Welcome back to The Best & The Brightest. It’s been quite an inaugural week, you know, with Capitol Hill having been transformed into a high school cafeteria. On behalf of Julia Ioffe and Tina Nguyen, thanks for your support and feedback.

I’m ending the week with a look at one of the more underappreciated elements of this speakership crisis: the complex, teetering relationship between Kevin McCarthy and his deputy, Steve Scalise. After all, one of them desperately wants to become Speaker of the House so badly that he capitulated on nearly every demand imaginable. And the other has ostensibly remained loyal in every conceivable way, presumably so as not to flash any signs of his own ambition. How long can the detente last? We’ll see…

McCarthy’s Rebellion & The Greene-Gaetz Civil War
The McCarthy-Scalise Detente
Sure, Kevin McCarthy needs to tame and indulge his saboteurs. But he also needs to continue to ensure that his No. 2 doesn’t get any of his own ideas…
Dylan Byers TARA PALMERI
To the extent that he’s had a defined strategy at all during this past week of chaotic voting, repeated humiliation, private fuming, and fevered deal-cutting, Kevin McCarthy has been trying to stall for time. All the B.S. about progress and the enduring dialogue between all sides, not to mention all those press leaks, is a thinly veiled attempt to persuade his allies that he can hold on for another vote, another day, all while silencing internal critics and allies, alike, who might be growing impatient or pondering their own career opportunities.

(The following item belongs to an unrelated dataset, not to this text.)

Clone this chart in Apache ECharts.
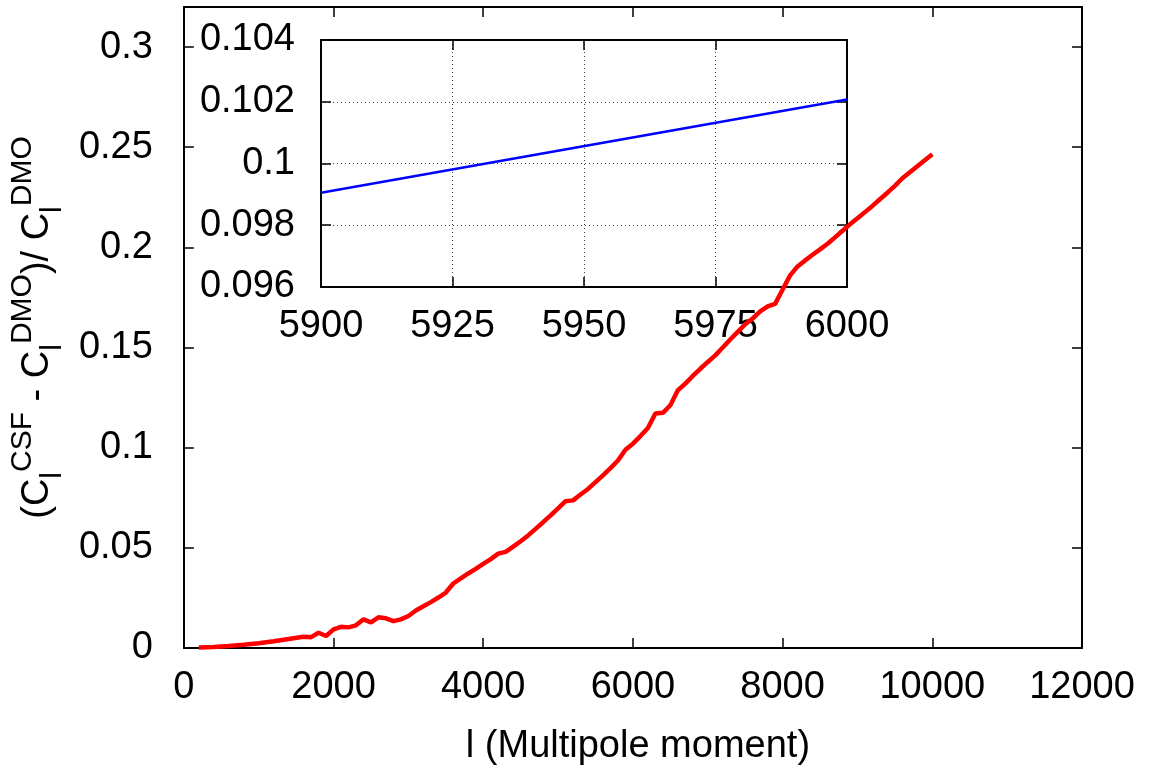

Steve Scalise, McCarthy’s outwardly loyal deputy, has taken on a more complex role in this negotiation since one of the saboteurs signaled late last year that they’d happily support him as speaker. Ever since, the dynamic has acquired an aura of gamesmanship: On the surface, Scalise must remain ever loyal or risk his own fate amid accusations of traitordom, at least until a McCarthy nomination truly becomes untenable, at which point he needs to be ready with his votes counted. So, on some level, McCarthy’s fevered tap dancing the past few days has been as much about creating optical signs of momentum to advance his bid, but also minimizing any window for Scalise. “As long as he digs in, there’s no Scalise,” a McCarthy ally explained. (Scalise’s office has steadfastly said he supports McCarthy. He sat next to Eli Crane, a “Never Kevin” in the 12th vote, presumably a signal of future arm-twisting before tonight’s 10 p.m. session.)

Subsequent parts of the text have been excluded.